In this tutorial we will see how to install Grafana on Raspberry Pi or macOS. We will use the measurements of a temperature probe developed with Arduino Nano and the MySensors library. The data was collected using Node-RED and stored in an InfluxDB database.

Example, make a dashboard for your DIY connected objects

To show what can be done with Grafana, I propose to use the previous project of temperature probe developed with an Arduino Nano. The measurements are transmitted by radio waves to a Gateway MySensors. Node-RED is used to retrieve and decode the measurements transmitted using the MySensors protocol. The temperature and humidity measurements will be stored in an InfluxDB database. Finally, we will connect Grafana to the InfluxDB database to plot the graphs in real time.

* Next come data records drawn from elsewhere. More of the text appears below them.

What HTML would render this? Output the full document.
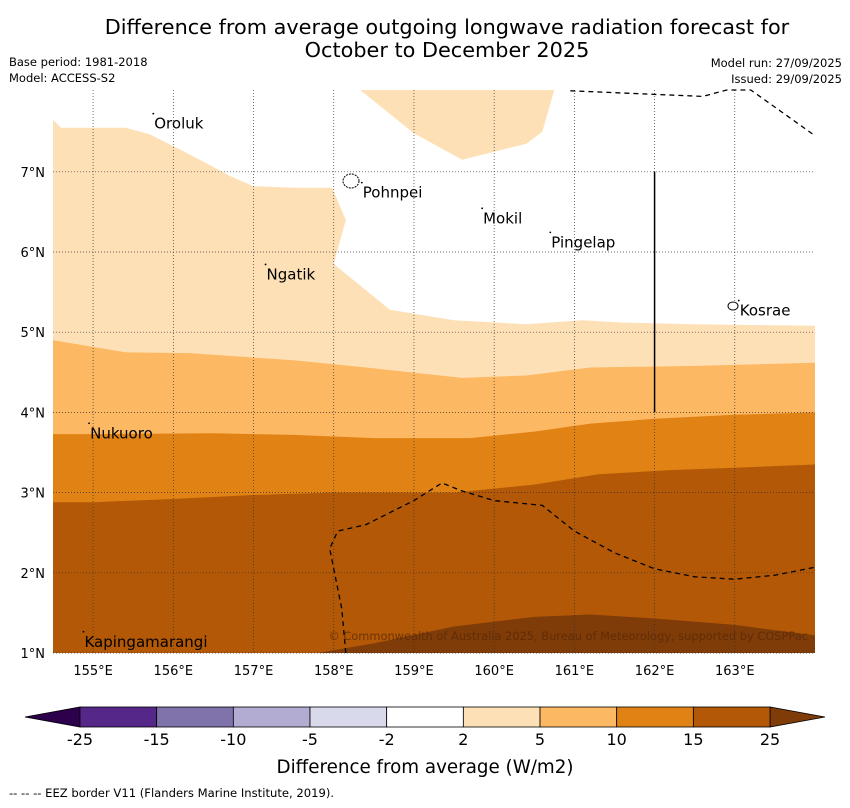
<!DOCTYPE html>
<html><head><meta charset="utf-8"><style>
body{margin:0;background:#fff;width:850px;height:804px;overflow:hidden;font-family:"DejaVu Sans","Liberation Sans",sans-serif}
</style></head><body>
<svg id="chart" width="850" height="804" xmlns="http://www.w3.org/2000/svg" font-family="DejaVu Sans, Liberation Sans, sans-serif">
<text x="447" y="34" font-size="20.8" text-anchor="middle">Difference from average outgoing longwave radiation forecast for</text>
<text x="447" y="57" font-size="20.8" text-anchor="middle">October to December 2025</text>
<text x="9" y="66" font-size="11.5">Base period: 1981-2018</text>
<text x="9" y="82" font-size="11.5">Model: ACCESS-S2</text>
<text x="842" y="67" font-size="11.5" text-anchor="end">Model run: 27/09/2025</text>
<text x="842" y="83" font-size="11.5" text-anchor="end">Issued: 29/09/2025</text>
<g id="map"></g>
<g id="cbar"></g>
<text x="425" y="773" font-size="18.3" text-anchor="middle">Difference from average (W/m2)</text>
<text x="9" y="797" font-size="11.6">--  --  -- EEZ border V11 (Flanders Marine Institute, 2019).</text>
</svg>
<script>
const lonTicks=[155,156,157,158,159,160,161,162,163];
const latTicks=[1,2,3,4,5,6,7];
const b2=[[154.5,7.65],[154.6,7.55],[155.4,7.55],[155.7,7.47],[156.2,7.22],[156.7,6.95],[157.0,6.82],[157.5,6.8],[157.98,6.8],[158.15,6.4],[158.0,5.85],[158.7,5.28],[159.5,5.15],[160.4,5.1],[161.1,5.15],[161.6,5.12],[162.5,5.1],[164,5.08]];
const b2blob=[[158.33,8.02],[159.0,7.48],[159.6,7.15],[160.4,7.35],[160.6,7.5],[160.75,8.02]];
const b5=[[154.5,4.9],[155.4,4.75],[156.2,4.74],[157.5,4.65],[158.5,4.55],[159.6,4.43],[160.4,4.46],[161.2,4.56],[162.5,4.58],[164,4.62]];
const b10=[[154.5,3.73],[155,3.73],[156.5,3.74],[157.5,3.72],[158.5,3.68],[159.7,3.68],[160.5,3.76],[161.2,3.86],[162.0,3.92],[163,3.97],[164,4.0]];
const b15=[[154.5,2.88],[155,2.88],[156,2.92],[157,2.97],[158,3.0],[159.5,3.0],[160.5,3.1],[161.3,3.23],[162.2,3.28],[163,3.31],[164,3.35]];
const b25=[[154.5,1.0],[157.8,1.0],[158.5,1.12],[159.5,1.33],[160.5,1.45],[161.2,1.48],[162,1.43],[163,1.35],[164,1.22]];
const eezTop=[[160.95,8.01],[162.6,7.94],[162.9,8.02],[163.2,8.02],[164,7.45]];
const eezBottom=[[158.15,1.0],[158.1,1.55],[157.95,2.3],[158.05,2.52],[158.4,2.6],[159,2.9],[159.35,3.12],[159.6,3.02],[160,2.9],[160.6,2.84],[161,2.52],[161.5,2.25],[162,2.05],[162.5,1.95],[163,1.92],[163.5,1.97],[164,2.07]];
const islands=[["Oroluk",155.75,7.6],["Pohnpei",158.35,6.74],["Mokil",159.85,6.42],["Pingelap",160.7,6.12],["Ngatik",157.15,5.72],["Kosrae",163.05,5.27],["Nukuoro",154.95,3.74],["Kapingamarangi",154.88,1.14]];
const cbLevels=["-25","-15","-10","-5","-2","2","5","10","15","25"];
const cbColors=["#542788","#8073ac","#b2abd2","#d8daeb","#ffffff","#fee0b6","#fdb863","#e08214","#b35806"];
const NS="http://www.w3.org/2000/svg";
const x=lon=>53+(lon-154.5)*80.21;
const y=lat=>653-(lat-1)*80.2;
function mk(t,a,p){const e=document.createElementNS(NS,t);for(const k in a)e.setAttribute(k,a[k]);p.appendChild(e);return e;}
const map=document.getElementById('map');
const pts=a=>a.map(p=>x(p[0]).toFixed(1)+','+y(p[1]).toFixed(1)).join(' ');
const below=a=>pts(a)+' '+x(164)+','+y(1)+' '+x(154.5)+','+y(1);
const bands=[[b2,"#fee0b6","band-2-5"],[b5,"#fdb863","band-5-10"],[b10,"#e08214","band-10-15"],[b15,"#b35806","band-15-25"],[b25,"#7f3b08","band-over-25"]];
bands.forEach(b=>{const e=mk('polygon',{points:below(b[0]),fill:b[1]},map);

});
const blob=mk('polygon',{points:pts(b2blob),fill:"#fee0b6"},map);


lonTicks.forEach(l=>{const g=mk('line',{x1:x(l),x2:x(l),y1:y(8.02),y2:y(1),stroke:"#333","stroke-width":0.7,"stroke-dasharray":"1,2"},map);


const t=mk('text',{x:x(l),y:675,"font-size":13,"text-anchor":"middle"},map);t.textContent=l+"°E";

});
latTicks.forEach(l=>{const g=mk('line',{x1:x(154.5),x2:x(164),y1:y(l),y2:y(l),stroke:"#333","stroke-width":0.7,"stroke-dasharray":"1,2"},map);


const t=mk('text',{x:45,y:y(l)+5,"font-size":13,"text-anchor":"end"},map);t.textContent=l+"°N";

});
[eezTop,eezBottom].forEach(a=>{const e=mk('polyline',{points:pts(a),fill:"none",stroke:"#000","stroke-width":1.3,"stroke-dasharray":"5,4"},map);

});
const vl=mk('line',{x1:x(162),x2:x(162),y1:y(7),y2:y(4),stroke:"#000","stroke-width":1.5},map);


islands.forEach(i=>{const d=mk('circle',{cx:x(i[1]),cy:y(i[2])-10,r:0.9,fill:"#000"},map);


const t=mk('text',{x:x(i[1])+1,y:y(i[2])+5,"font-size":15},map);t.textContent=i[0];

});
const ph=mk('ellipse',{cx:351,cy:181,rx:8,ry:7,fill:"#fff",stroke:"#000","stroke-width":1,"stroke-dasharray":"2,1"},map);


const ko=mk('ellipse',{cx:733,cy:306,rx:5,ry:4,fill:"#fff",stroke:"#000","stroke-width":1},map);


const cp=mk('text',{x:808,y:640,"font-size":11.4,"text-anchor":"end",fill:"#5a2a05","fill-opacity":0.8},map);cp.textContent="© Commonwealth of Australia 2025, Bureau of Meteorology, supported by COSPPac";


const cb=document.getElementById('cbar');
const cx=i=>80+i*76.67, cy0=707, cy1=727;
const lt=mk('polygon',{points:`25,717 ${cx(0)},${cy0} ${cx(0)},${cy1}`,fill:"#2d004b",stroke:"#000","stroke-width":0.8},cb);


const rt=mk('polygon',{points:`825,717 ${cx(9)},${cy0} ${cx(9)},${cy1}`,fill:"#7f3b08",stroke:"#000","stroke-width":0.8},cb);


cbColors.forEach((c,i)=>{const r=mk('rect',{x:cx(i),y:cy0,width:76.67,height:20,fill:c,stroke:"#000","stroke-width":0.8},cb);

});
cbLevels.forEach((l,i)=>{const t=mk('text',{x:cx(i),y:745,"font-size":16,"text-anchor":"middle"},cb);t.textContent=l;

});
</script>
</body></html>
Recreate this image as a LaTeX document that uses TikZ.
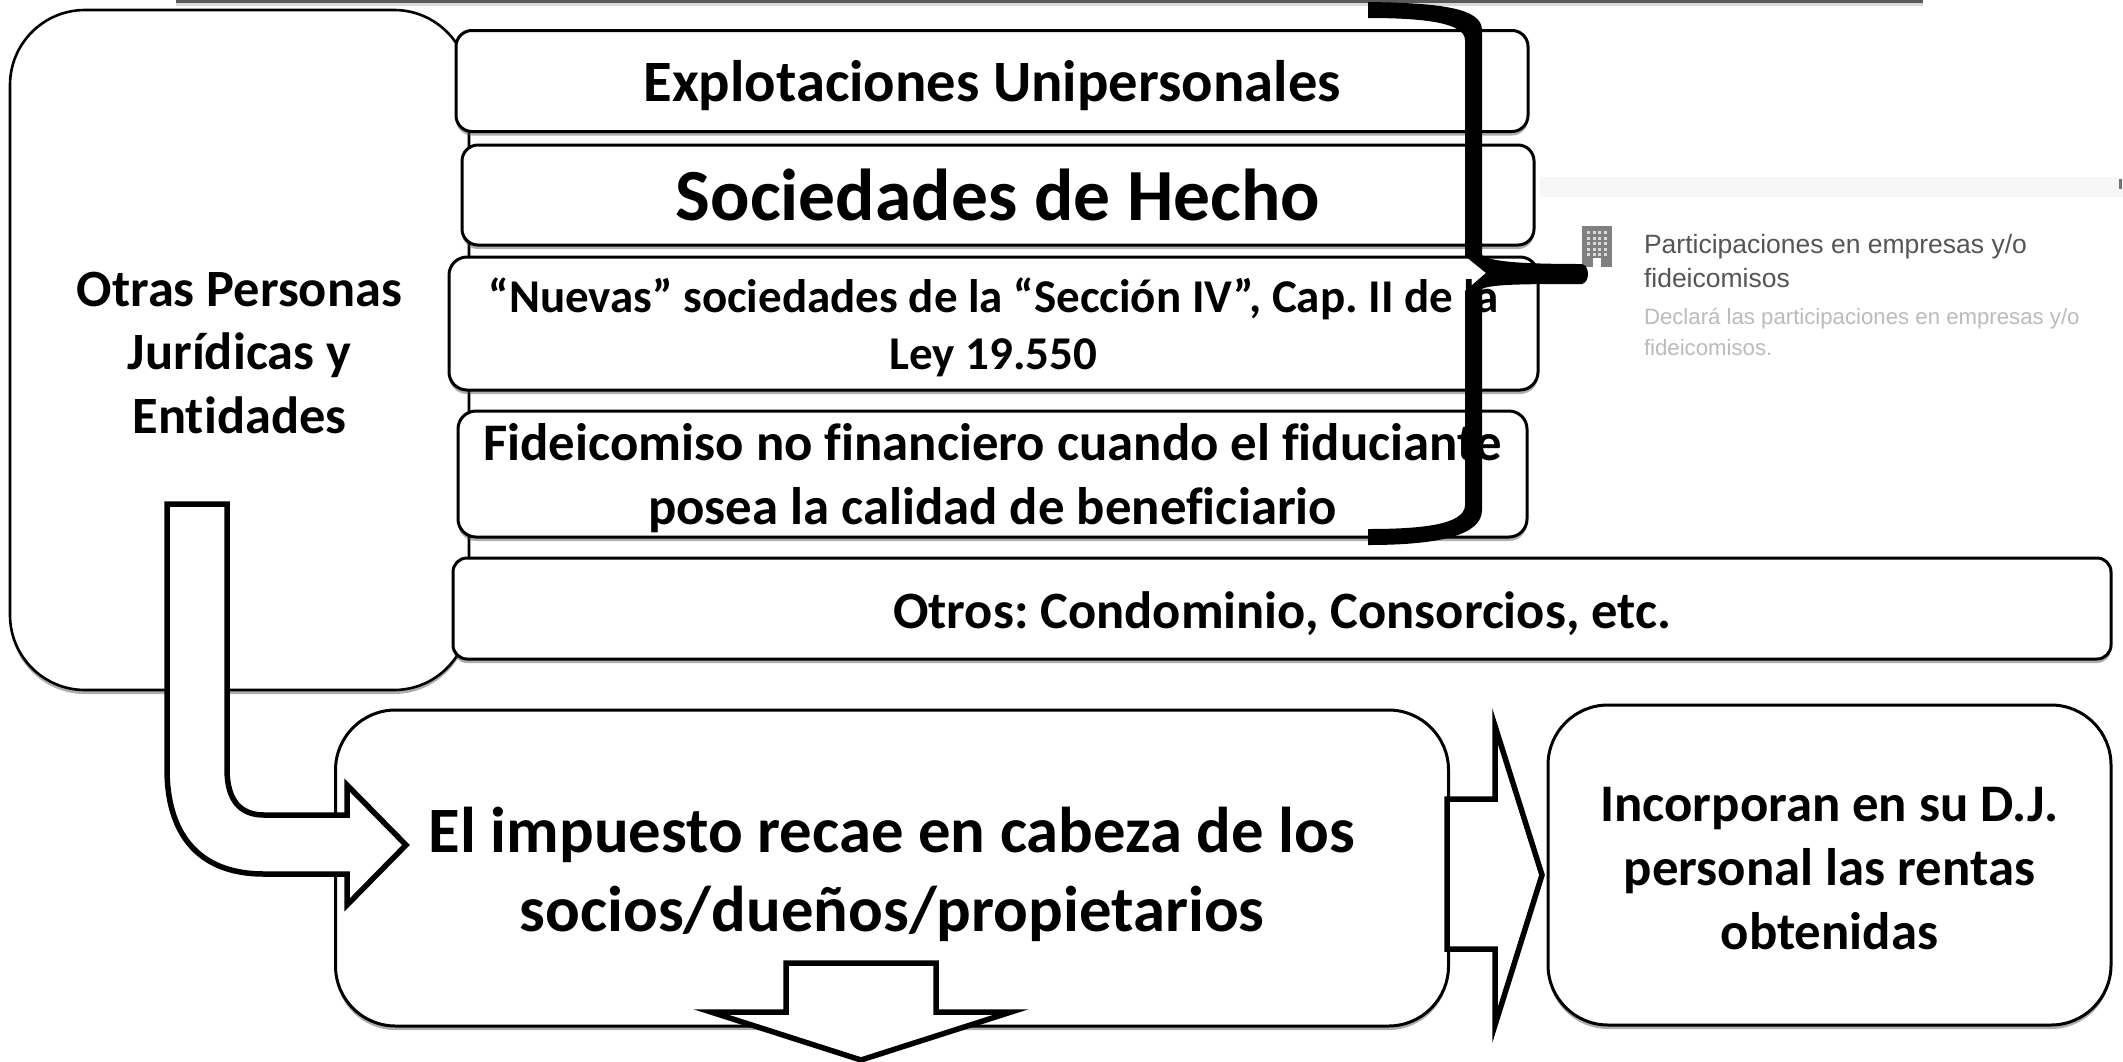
\documentclass[tikz,border=0pt]{standalone}
\usepackage{fontspec}
\setmainfont{Carlito}[Ligatures=CommonOff]
\newfontfamily\uifont{Liberation Sans}
\usetikzlibrary{shadows}
\definecolor{uidark}{HTML}{555555}
\definecolor{uilight}{HTML}{BBBBBB}
\newcommand{\fs}[2]{\fontsize{#1}{#2}\selectfont}
\frenchspacing
\tikzset{
  every node/.style={inner sep=0pt,outer sep=0pt},
  box/.style={draw=black,line width=3pt,fill=white,
    drop shadow={shadow xshift=0pt,shadow yshift=-4pt,opacity=.45,fill=black!70}},
  boxtext/.style={align=center,text=black},
  blockarrow/.style={draw=black,fill=white,line width=5.5pt,line join=miter},
  uitext/.style={anchor=west,align=left}
}
\begin{document}
\begin{tikzpicture}[x=1pt,y=-1pt]
\useasboundingbox (0,0) rectangle (2123,1061);
\fill[white] (0,0) rectangle (2123,1061);
% strip at the top edge
\fill[black!15] (176,0) rectangle (1923,6);
\fill[black!65] (176,0) rectangle (1923,3);
% screenshot band
\fill[black!3] (1540,177) rectangle (2123,197);
\fill[black!55] (2119,179) rectangle (2122,189);
% left box
\node[box,line width=2.6pt,minimum width=459pt,minimum height=680pt,rounded corners=75pt] (otras) at (239.5,350) {};
\node[boxtext,font=\bfseries\fs{52.4}{63.5}] (otrastxt) at ([yshift=-3pt]otras.center) {Otras Personas\\Jurídicas y\\Entidades};
% stacked boxes
\node[box,minimum width=1072pt,minimum height=101pt,rounded corners=16pt] (expl) at (992,81) {};
\node[boxtext,font=\bfseries\fs{58.6}{60}] (expltxt) at ([yshift=-5pt]expl.center) {Explotaciones Unipersonales};
\node[box,minimum width=1072pt,minimum height=100pt,rounded corners=16pt] (soc) at (998,195) {};
\node[boxtext,font=\bfseries\fs{73.5}{75}] (soctxt) at (soc.center) {Sociedades de Hecho};
\node[box,minimum width=1089pt,minimum height=133pt,rounded corners=18pt] (nuev) at (993.5,323.5) {};
\node[boxtext,font=\bfseries\fs{47}{57}] (nuevtxt) at ([yshift=-4pt]nuev.center) {“Nuevas” sociedades de la “Sección IV”, Cap. II de la\\Ley 19.550};
\node[box,minimum width=1069pt,minimum height=126pt,rounded corners=18pt] (fide) at (992.5,474) {};
\node[boxtext,font=\bfseries\fs{52.8}{64}] (fidetxt) at ([yshift=-4pt]fide.center) {Fideicomiso no financiero cuando el fiduciante\\posea la calidad de beneficiario};
\node[box,minimum width=1658pt,minimum height=101pt,rounded corners=14pt] (otros) at (1282,608.5) {};
\node[boxtext,font=\bfseries\fs{52.5}{60}] (otrostxt) at ([yshift=-5pt]otros.center) {Otros: Condominio, Consorcios, etc.};
% lower boxes
\node[box,minimum width=1113pt,minimum height=316pt,rounded corners=60pt] (imp) at (892,868) {};
\node[boxtext,font=\bfseries\fs{64.7}{79}] (imptxt) at ([yshift=-6pt]imp.center) {El impuesto recae en cabeza de los\\socios/dueños/propietarios};
\node[box,minimum width=563pt,minimum height=320pt,rounded corners=60pt] (inc) at (1829.5,865) {};
\node[boxtext,font=\bfseries\fs{52.8}{64}] (inctxt) at ([yshift=-4pt]inc.center) {Incorporan en su D.J.\\personal las rentas\\obtenidas};
% block arrows
\draw[blockarrow] (167,504) -- (227,504) -- (227,769)
  .. controls (227,800) and (240,815) .. (264,815)
  -- (347,815) -- (347,785) -- (406,845) -- (347,905) -- (347,874) -- (264,874)
  .. controls (195,874) and (167,830) .. (167,769) -- cycle;
\draw[blockarrow] (1447,799) -- (1495,799) -- (1495,726) -- (1542,875) -- (1495,1025) -- (1495,949) -- (1447,949) -- cycle;
\draw[blockarrow] (786,963) -- (936,963) -- (936,1012) -- (1011,1012) -- (861,1060) -- (711,1012) -- (786,1012) -- cycle;
% screenshot texts
\node[uitext,text=uidark,font=\uifont\fs{26.5}{34}] (part) at (1644,261) {Participaciones en empresas y/o\\fideicomisos};
\node[uitext,text=uilight,font=\uifont\fs{22.2}{31}] (decl) at (1644,332) {Declará las participaciones en empresas y/o\\fideicomisos.};
% building icon
\fill[black!50] (1582,226) rectangle (1612,267);
\foreach \ix in {0,1,2,3} \foreach \iy in {0,1,2,3,4}
  \fill[black!15] (1587+5.5*\ix,231+5.5*\iy) rectangle ++(3,3);
\fill[white] (1593,258) rectangle (1601,267);
% brace
\fill[black,line join=round] (1368,2) .. controls (1440,3) and (1482,8) .. (1482,30)
  -- (1482,255) .. controls (1490,262) and (1525,264) .. (1582,264)
  .. controls (1590,266) and (1590,282) .. (1582,284)
  .. controls (1530,284) and (1490,284) .. (1482,289)
  -- (1482,510) .. controls (1482,535) and (1440,545) .. (1368,545)
  -- (1368,529) .. controls (1420,529) and (1465,525) .. (1465,505)
  -- (1465,291) -- (1486,273) -- (1465,256) -- (1465,40)
  .. controls (1465,22) and (1420,18) .. (1368,18) -- cycle;
\end{tikzpicture}
\end{document}
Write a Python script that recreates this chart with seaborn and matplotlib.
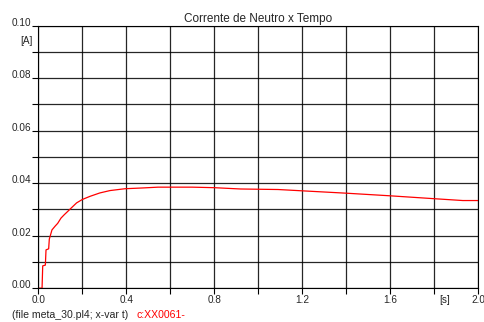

Before you get started with Grafana’s installation and dashboarding, here are some articles to read to get started

Get started with the MySensors v2 Arduino Library

The library makes it possible to develop connected objects that communicate by radio waves. Ideal in the absence of WiFi coverage to create a network of connected objects

Making a MySensors WiFi Gateway with an ESP8266 Module

It is very easy to communicate with a network of MySensors connected objects from a home automation server by manufacturing a WiFi Gateway using an ESP8266 module

Make a temperature probe Arduino Nano DHT22 MySensors

Radio transmission with MySensors v2 and nRF24L01

Install InfluxDB on Raspberry Pi, Windows, macOS

Discovery of the Shell. Create a database, retention policy

MySensors v2 : decoder and send messages with Node-RED

It is very easy to decode the MySensors protocol with Node-RED

Record measurements of a connected MySensors object in an InfluxDB database using Node-RED

How to use Node-RED to record measurements from MySensors, Arduino Serial, MQTT ... connected objects in an InfluxDB database

Install Grafana on Raspbian for Raspberry Pi

Before installing Grafana, it is necessary to install some resources and to indicate to Raspbian or to recover the sources of Grafana

sudo apt-get install apt-transport-https curl
curl https://bintray.com/user/downloadSubjectPublicKey?username=bintray | sudo apt-key add -
echo "deb https://dl.bintray.com/fg2it/deb stretch main" | sudo tee -a /etc/apt/sources.list.d/grafana.list
sudo apt-get update
sudo apt-get install grafana

The installation lasts only a few minutes.

For security, the HTTP protocol that allows access to the WEB interface to the Grafana API is disabled. We will modify the configuration file and activate the HTTP protocol by modifying the file /etc/grafana/grafana.ini

sudo nano /etc/grafana/grafana.ini

Uncomment the http protocol and the port. For security, you can also restrict access to Grafana to specified positions with the key http_addr

[server]
# Protocol (http, https, socket)
protocol = http

# The ip address to bind to, empty will bind to all interfaces
;http_addr =

# The http port  to use
http_port = 3000

After making these changes, we restart the Grafana service

sudo service grafana-server restart

Install Grafana on macOS

macOS version tested : 10.11.6 (El Captain) on a Mac Mini 2011

Grafana installs on macOS using Brew. BREW is a package manager for Mac ( project official page).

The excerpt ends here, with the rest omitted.